Some parents might think that these signs of addictions are not so bad. After all, haven’t there always been kids throwing tempers because they want a candy, or spending long hours playing video games? What is so concerning with the internet?
How about studies showing that a high percentage of kids eight years old are already watching pornography and violence?
Social scientists are already concerned with this will affect children and adolescents later on to be able to develop healthy, long-term relationship commitments with one person.
Our children are at high risk for losing their sensitivity to the need to have healthy boundaries between themselves and others. It is so important to manage our children’s use of the internet and social media so that they have a chance to build healthy, meaningful relationships in the “real-world,” based on having a strong sense of self esteem and positive values.
Why is pleasure seeking such a strong force within us?
As mentioned in the first article, Freud stressed that people have a basic natural need to have sexual pleasure.
In the era of the internet, this drive can easily be achieved instantly 24/7. This leads many people to get in over their heads by seeking the unlimited pleasure which is available often for free and make contact with sites or people that are destructive.
For example, I once worked with a religious male patient who had 3,000 Facebook friends from all over the world, most of them women. He was in contact with them on a regular basis and acted out sexually with many of them them. Because of this, his newly married wife came into therapy with him in a big crisis. She was seriously considering divorce.
Today we see how much people want pleasure, and relationships. The difficult challenge today is how to meet these basic human needs in a life enhancing way. In order to meet this challenge, I have developed the Nachat Ruach mediation to help people experience the pleasure of feeling close to Hashem. In Hebrew this is called the oneg of d’veikut.
I have heard that oneg can be translated as Pleasure. D’veikut can be translated as To have a relationship with Hakadosh Baruch Hu. What do you mean by the oneg of d’veikut?
Dovid HaMelech wrote about this experience when he exclaimed “Taste (experience) and see that Hashem is good, happy is the man that trusts in Him.” (Tehillim, Psalms 34:9)

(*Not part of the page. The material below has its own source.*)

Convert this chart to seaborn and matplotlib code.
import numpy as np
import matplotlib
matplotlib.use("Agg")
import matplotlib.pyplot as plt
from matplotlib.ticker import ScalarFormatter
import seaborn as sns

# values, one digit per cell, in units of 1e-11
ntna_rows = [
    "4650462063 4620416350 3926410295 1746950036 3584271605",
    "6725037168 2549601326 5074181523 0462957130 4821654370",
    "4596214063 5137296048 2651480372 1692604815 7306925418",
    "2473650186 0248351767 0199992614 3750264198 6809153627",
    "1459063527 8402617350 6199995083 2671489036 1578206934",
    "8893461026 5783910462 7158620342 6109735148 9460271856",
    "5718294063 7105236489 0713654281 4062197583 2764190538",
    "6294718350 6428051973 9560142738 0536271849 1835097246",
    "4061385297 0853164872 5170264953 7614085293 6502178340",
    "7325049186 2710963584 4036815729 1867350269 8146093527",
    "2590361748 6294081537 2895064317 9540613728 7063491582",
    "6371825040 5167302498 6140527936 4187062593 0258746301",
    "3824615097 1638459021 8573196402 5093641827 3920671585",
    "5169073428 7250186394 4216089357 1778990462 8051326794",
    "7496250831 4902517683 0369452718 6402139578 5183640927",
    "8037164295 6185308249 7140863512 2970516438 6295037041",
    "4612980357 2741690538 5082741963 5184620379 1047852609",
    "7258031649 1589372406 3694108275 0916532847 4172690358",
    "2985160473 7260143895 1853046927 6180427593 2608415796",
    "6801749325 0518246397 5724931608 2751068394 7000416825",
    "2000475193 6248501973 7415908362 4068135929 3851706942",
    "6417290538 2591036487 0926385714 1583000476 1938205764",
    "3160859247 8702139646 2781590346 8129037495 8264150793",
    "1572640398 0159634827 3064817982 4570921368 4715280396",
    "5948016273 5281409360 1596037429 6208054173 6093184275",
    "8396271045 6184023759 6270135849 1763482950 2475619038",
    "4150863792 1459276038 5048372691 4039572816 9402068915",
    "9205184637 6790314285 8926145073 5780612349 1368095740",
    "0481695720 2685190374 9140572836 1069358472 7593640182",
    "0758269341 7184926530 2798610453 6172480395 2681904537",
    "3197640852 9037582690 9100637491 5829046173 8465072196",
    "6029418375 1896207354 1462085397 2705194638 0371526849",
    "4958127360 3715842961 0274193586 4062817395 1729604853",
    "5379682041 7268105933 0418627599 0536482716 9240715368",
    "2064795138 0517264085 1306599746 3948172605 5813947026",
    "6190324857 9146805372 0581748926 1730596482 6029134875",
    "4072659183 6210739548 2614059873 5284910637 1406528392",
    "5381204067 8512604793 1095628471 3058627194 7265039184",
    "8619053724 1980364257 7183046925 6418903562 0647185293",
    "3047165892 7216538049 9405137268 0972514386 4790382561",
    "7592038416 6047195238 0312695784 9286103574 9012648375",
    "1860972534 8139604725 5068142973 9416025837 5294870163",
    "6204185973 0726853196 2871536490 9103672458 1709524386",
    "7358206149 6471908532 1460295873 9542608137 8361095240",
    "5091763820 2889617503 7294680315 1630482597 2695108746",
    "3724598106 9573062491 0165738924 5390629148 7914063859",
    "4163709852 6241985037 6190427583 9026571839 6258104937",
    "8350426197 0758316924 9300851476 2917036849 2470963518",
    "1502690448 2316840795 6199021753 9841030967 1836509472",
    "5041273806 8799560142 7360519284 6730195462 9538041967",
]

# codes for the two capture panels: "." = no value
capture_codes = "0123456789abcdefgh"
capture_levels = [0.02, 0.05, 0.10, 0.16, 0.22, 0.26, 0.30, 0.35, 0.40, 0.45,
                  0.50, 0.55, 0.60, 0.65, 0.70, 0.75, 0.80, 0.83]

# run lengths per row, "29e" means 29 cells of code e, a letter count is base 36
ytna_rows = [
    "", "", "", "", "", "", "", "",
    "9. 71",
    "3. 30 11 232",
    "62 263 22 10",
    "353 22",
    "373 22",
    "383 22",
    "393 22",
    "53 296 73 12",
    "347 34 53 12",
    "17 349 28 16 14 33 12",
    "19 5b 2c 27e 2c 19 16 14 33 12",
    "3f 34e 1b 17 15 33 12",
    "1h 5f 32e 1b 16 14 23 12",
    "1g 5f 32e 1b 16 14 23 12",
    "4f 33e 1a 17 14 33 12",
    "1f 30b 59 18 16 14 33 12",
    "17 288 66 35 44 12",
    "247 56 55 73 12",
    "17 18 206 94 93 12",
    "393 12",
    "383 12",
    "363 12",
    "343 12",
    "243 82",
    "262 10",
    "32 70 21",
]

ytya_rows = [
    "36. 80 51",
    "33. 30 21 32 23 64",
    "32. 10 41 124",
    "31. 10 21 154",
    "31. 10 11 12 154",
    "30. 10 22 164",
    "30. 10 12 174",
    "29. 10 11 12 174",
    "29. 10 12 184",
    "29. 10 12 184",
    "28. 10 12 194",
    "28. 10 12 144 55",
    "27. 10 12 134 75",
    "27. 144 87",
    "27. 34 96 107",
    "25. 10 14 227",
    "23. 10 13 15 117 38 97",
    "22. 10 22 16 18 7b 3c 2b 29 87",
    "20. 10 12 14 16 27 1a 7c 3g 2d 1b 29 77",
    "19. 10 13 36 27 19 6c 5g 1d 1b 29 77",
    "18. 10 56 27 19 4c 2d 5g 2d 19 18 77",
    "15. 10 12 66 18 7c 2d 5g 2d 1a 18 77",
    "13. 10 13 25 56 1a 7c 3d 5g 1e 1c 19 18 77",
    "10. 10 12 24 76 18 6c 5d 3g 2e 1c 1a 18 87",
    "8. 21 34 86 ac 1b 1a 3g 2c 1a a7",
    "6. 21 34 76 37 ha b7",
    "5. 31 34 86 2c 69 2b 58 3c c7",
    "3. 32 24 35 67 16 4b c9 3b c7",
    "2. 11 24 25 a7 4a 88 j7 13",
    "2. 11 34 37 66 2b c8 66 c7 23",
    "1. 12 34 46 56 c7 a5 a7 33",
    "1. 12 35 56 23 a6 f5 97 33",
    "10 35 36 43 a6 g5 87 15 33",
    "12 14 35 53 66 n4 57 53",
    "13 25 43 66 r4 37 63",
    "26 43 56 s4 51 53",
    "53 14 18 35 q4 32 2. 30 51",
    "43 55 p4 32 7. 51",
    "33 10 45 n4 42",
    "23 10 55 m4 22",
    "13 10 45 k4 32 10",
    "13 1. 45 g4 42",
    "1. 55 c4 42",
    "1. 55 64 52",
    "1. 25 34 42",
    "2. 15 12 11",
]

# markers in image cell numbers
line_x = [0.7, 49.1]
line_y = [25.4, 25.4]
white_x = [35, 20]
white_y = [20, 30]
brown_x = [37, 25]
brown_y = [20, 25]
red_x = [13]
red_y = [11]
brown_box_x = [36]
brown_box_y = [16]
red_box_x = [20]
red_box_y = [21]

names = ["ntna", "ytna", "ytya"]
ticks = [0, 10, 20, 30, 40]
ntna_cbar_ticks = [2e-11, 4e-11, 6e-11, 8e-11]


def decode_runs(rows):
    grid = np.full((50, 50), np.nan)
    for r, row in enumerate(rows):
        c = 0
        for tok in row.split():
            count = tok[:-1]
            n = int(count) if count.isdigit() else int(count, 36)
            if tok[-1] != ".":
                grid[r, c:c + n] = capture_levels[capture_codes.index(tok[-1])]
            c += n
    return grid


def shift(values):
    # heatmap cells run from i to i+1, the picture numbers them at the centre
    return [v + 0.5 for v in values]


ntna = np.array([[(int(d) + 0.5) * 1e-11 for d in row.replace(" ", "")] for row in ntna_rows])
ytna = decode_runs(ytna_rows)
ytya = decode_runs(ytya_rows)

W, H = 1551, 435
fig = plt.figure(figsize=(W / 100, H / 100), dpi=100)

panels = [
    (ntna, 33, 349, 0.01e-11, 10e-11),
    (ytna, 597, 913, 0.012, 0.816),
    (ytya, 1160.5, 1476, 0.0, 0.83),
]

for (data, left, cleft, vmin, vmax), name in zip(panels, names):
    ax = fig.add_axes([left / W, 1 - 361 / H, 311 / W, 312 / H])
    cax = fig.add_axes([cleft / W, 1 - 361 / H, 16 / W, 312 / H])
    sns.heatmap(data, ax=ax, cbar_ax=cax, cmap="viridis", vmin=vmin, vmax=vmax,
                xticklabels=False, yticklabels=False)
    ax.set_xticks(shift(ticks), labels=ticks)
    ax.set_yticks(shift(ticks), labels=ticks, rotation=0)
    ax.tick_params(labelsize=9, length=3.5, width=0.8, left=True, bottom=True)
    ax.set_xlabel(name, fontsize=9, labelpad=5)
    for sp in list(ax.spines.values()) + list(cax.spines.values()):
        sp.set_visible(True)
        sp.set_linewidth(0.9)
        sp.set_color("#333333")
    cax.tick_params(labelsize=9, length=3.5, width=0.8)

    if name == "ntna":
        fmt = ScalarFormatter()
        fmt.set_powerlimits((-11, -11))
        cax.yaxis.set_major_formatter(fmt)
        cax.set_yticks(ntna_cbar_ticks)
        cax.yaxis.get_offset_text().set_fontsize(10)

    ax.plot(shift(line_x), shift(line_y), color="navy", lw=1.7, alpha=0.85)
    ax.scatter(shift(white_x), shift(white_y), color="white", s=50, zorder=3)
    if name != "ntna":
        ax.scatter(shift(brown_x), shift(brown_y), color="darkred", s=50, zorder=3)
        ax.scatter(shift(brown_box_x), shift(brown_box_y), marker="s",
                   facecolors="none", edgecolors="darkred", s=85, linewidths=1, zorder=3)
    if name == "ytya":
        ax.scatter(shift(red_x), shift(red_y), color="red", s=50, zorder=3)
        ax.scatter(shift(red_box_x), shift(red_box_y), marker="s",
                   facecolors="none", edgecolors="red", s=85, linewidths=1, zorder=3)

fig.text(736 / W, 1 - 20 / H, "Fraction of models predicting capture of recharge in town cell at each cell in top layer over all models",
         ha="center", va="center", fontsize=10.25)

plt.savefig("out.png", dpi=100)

In looking at healthy relationships from a Torah perspective, it’s important to know that every person has a unique Divine spark that is always holy and always healthy. From this self-awareness, one can love and be loved in a healthy way.
This is the ultimate form of pleasure and we are hardwired to seek it out. With this knowledge one does not feel the need to expose themselves to faceless strangers across the internet to experience very unhealthy and harmful forms of pleasure.

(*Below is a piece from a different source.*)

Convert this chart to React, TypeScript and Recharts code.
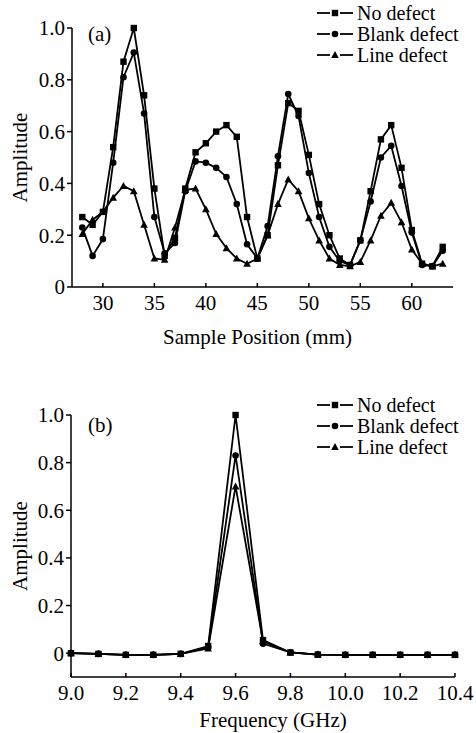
import { LineChart, Line, XAxis, YAxis, Legend, Label, Customized } from "recharts";

const positions = [28, 29, 30, 31, 32, 33, 34, 35, 36, 37, 38, 39, 40, 41, 42, 43, 44, 45, 46, 47, 48, 49, 50, 51, 52, 53, 54, 55, 56, 57, 58, 59, 60, 61, 62, 63];
const noDefectA = [0.27, 0.24, 0.29, 0.54, 0.87, 1.0, 0.74, 0.38, 0.12, 0.19, 0.38, 0.52, 0.555, 0.6, 0.625, 0.58, 0.27, 0.11, 0.2, 0.47, 0.71, 0.68, 0.51, 0.32, 0.2, 0.11, 0.085, 0.18, 0.37, 0.57, 0.625, 0.46, 0.22, 0.09, 0.08, 0.155];
const blankDefectA = [0.23, 0.12, 0.185, 0.48, 0.81, 0.905, 0.67, 0.27, 0.13, 0.17, 0.37, 0.485, 0.48, 0.46, 0.425, 0.32, 0.165, 0.11, 0.235, 0.505, 0.745, 0.66, 0.44, 0.27, 0.155, 0.1, 0.085, 0.18, 0.33, 0.5, 0.545, 0.39, 0.21, 0.085, 0.08, 0.14];
const lineDefectA = [0.205, 0.26, 0.29, 0.345, 0.39, 0.37, 0.24, 0.11, 0.105, 0.23, 0.375, 0.38, 0.3, 0.205, 0.15, 0.11, 0.09, 0.11, 0.2, 0.32, 0.415, 0.37, 0.265, 0.18, 0.11, 0.085, 0.08, 0.097, 0.18, 0.275, 0.325, 0.25, 0.145, 0.09, 0.08, 0.09];

const frequencies = [9.0, 9.1, 9.2, 9.3, 9.4, 9.5, 9.6, 9.7, 9.8, 9.9, 10.0, 10.1, 10.2, 10.3, 10.4];
const noDefectB = [0, -0.003, -0.007, -0.007, -0.003, 0.03, 1.0, 0.055, 0.003, -0.006, -0.007, -0.007, -0.007, -0.007, -0.007];
const blankDefectB = [0, -0.003, -0.007, -0.007, -0.003, 0.025, 0.83, 0.04, 0.003, -0.006, -0.007, -0.007, -0.007, -0.007, -0.007];
const lineDefectB = [0, -0.003, -0.007, -0.007, -0.003, 0.02, 0.7, 0.05, 0.003, -0.006, -0.007, -0.007, -0.007, -0.007, -0.007];

const posTicks = [30, 35, 40, 45, 50, 55, 60];
const freqTicks = [9.0, 9.2, 9.4, 9.6, 9.8, 10.0, 10.2, 10.4];
const ampTicks = [0, 0.2, 0.4, 0.6, 0.8, 1.0];
const seriesNames = ["No defect", "Blank defect", "Line defect"];

const dataA = positions.map((x, i) => ({ x, a: noDefectA[i], b: blankDefectA[i], c: lineDefectA[i] }));
const dataB = frequencies.map((x, i) => ({ x, a: noDefectB[i], b: blankDefectB[i], c: lineDefectB[i] }));

const FONT = "Liberation Serif, DejaVu Serif, serif";
const FS = 21;

function Marker({ kind, cx, cy }: { kind: string; cx: number; cy: number }) {
  if (kind === "square") return <rect x={cx - 3.2} y={cy - 3.2} width={6.4} height={6.4} fill="#000" />;
  if (kind === "circle") return <circle cx={cx} cy={cy} r={3.3} fill="#000" />;
  return <polygon points={`${cx},${cy - 4} ${cx + 3.8},${cy + 3} ${cx - 3.8},${cy + 3}`} fill="#000" />;
}

const dotOf = (kind: string) => (p: any) =>
  p.cx == null ? <g key={p.index} /> : <Marker key={`${kind}-${p.index}`} kind={kind} cx={p.cx} cy={p.cy} />;

const kinds = ["square", "circle", "triangle"];

// legend rows: dash, marker, dash, then the name
function LegendBox() {
  return (
    <div style={{ fontFamily: FONT, fontSize: 20, lineHeight: "21px", color: "#000" }}>
      {seriesNames.map((name, i) => (
        <div key={name} style={{ display: "flex", alignItems: "center", height: 21, whiteSpace: "nowrap" }}>
          <svg width={40} height={20} style={{ display: "block" }}>
            <line x1={0} y1={10} x2={13} y2={10} stroke="#000" strokeWidth={1.8} />
            <line x1={23} y1={10} x2={36} y2={10} stroke="#000" strokeWidth={1.8} />
            <Marker kind={kinds[i]} cx={18} cy={10} />
          </svg>
          <span style={{ fontFamily: FONT }}>{name}</span>
        </div>
      ))}
    </div>
  );
}

// x ticks point inward (up from the axis line)
function XTick(props: any) {
  const { x, y, payload, gap, fmt } = props;
  const axisY = y - gap;
  return (
    <g>
      <line x1={x} y1={axisY} x2={x} y2={axisY - 4} stroke="#000" strokeWidth={1.5} />
      <text x={x} y={y} dy="0.71em" textAnchor="middle" style={{ fontFamily: FONT, fontSize: FS }} fill="#000">
        {fmt(payload.value)}
      </text>
    </g>
  );
}

const fmtAmp = (v: number) => (v === 0 ? "0" : v.toFixed(1));

function YTitle({ viewBox }: any) {
  const cy = viewBox.y + viewBox.height / 2;
  return (
    <text x={20} y={cy} transform={`rotate(-90 20 ${cy})`} textAnchor="middle" dominantBaseline="central" style={{ fontFamily: FONT, fontSize: FS }} fill="#000">
      Amplitude
    </text>
  );
}

function XTitle({ viewBox, text, below, shift }: any) {
  return (
    <text x={viewBox.x + viewBox.width / 2 + shift} y={viewBox.y + below} textAnchor="middle" dominantBaseline="central" style={{ fontFamily: FONT, fontSize: FS }} fill="#000">
      {text}
    </text>
  );
}

function PanelTag({ text, y }: { text: string; y: number }) {
  return (
    <text x={88} y={y} style={{ fontFamily: FONT, fontSize: FS }} fill="#000">
      {text}
    </text>
  );
}

export default function App() {
  const axisStroke = { stroke: "#000", strokeWidth: 1.5 };
  const yTick = { fontFamily: FONT, fontSize: FS, fill: "#000", style: { fontFamily: FONT } };
  const lines = (["a", "b", "c"] as const).map((k, i) => (
    <Line
      key={k}
      dataKey={k}
      name={seriesNames[i]}
      stroke="#000"
      strokeWidth={1.8}
      dot={dotOf(kinds[i])}
      activeDot={false}
      isAnimationActive={false}
    />
  ));
  return (
    <div style={{ position: "absolute", left: 0, top: 0, width: 476, height: 733, background: "#fff", fontFamily: FONT }}>
      <LineChart width={476} height={380} data={dataA} margin={{ top: 28, right: 23, left: 0, bottom: 0 }}>
        <XAxis
          dataKey="x"
          type="number"
          domain={[27, 64]}
          ticks={posTicks}
          height={93}
          axisLine={axisStroke}
          tickLine={false}
          tickSize={0}
          tickMargin={8}
          tick={<XTick gap={8} fmt={(v: number) => String(v)} />}
        >
          <Label content={<XTitle text="Sample Position (mm)" below={50} shift={-5} />} />
        </XAxis>
        <YAxis
          type="number"
          domain={[0, 1]}
          ticks={ampTicks}
          width={72}
          axisLine={axisStroke}
          tickLine={axisStroke}
          tickSize={5}
          tickMargin={2}
          tick={yTick}
          tickFormatter={fmtAmp}
        >
          <Label content={<YTitle />} />
        </YAxis>
        <Legend layout="vertical" align="center" verticalAlign="middle" wrapperStyle={{ top: 2.5, left: 317, width: 160 }} content={<LegendBox />} />
        <Customized component={() => <PanelTag text="(a)" y={41} />} />
        {lines}
      </LineChart>
      <LineChart width={476} height={353} data={dataB} margin={{ top: 35, right: 21, left: 0, bottom: 0 }}>
        <XAxis
          dataKey="x"
          type="number"
          domain={[9.0, 10.4]}
          ticks={freqTicks}
          height={56}
          axisLine={axisStroke}
          tickLine={false}
          tickSize={0}
          tickMargin={8}
          tick={<XTick gap={8} fmt={(v: number) => v.toFixed(1)} />}
        >
          <Label content={<XTitle text="Frequency (GHz)" below={43} shift={10} />} />
        </XAxis>
        <YAxis
          type="number"
          domain={[-0.1, 1]}
          ticks={ampTicks}
          width={71}
          axisLine={axisStroke}
          tickLine={axisStroke}
          tickSize={5}
          tickMargin={2}
          tick={yTick}
          tickFormatter={fmtAmp}
        >
          <Label content={<YTitle />} />
        </YAxis>
        <Legend layout="vertical" align="center" verticalAlign="middle" wrapperStyle={{ top: 14.5, left: 317, width: 160 }} content={<LegendBox />} />
        <Customized component={() => <PanelTag text="(b)" y={52} />} />
        {lines}
      </LineChart>
    </div>
  );
}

Could you summarize “The Internet Challenge” and what you want people to get out of it?
Be true to your ideal values. Maintain your balance. Try to internalize what the Torah teaches about the soul. Allow yourself to really be influenced by this. When you’re experiencing d’veikut, that’s the real pleasure. Then you will feel tremendous gratitude afterwards.
There’s no way to avoid the internet, even in the haredi world. Therefore, we all need to learn how to gain from, it and not be hurt by it.
Do you see this as your shlichut, your life mission?
I see this as an important part of my shlichut: To provide a wide audience in Israel and abroad with the mindset and practical tools to achieve and maintain mental and emotional balance in the digital era.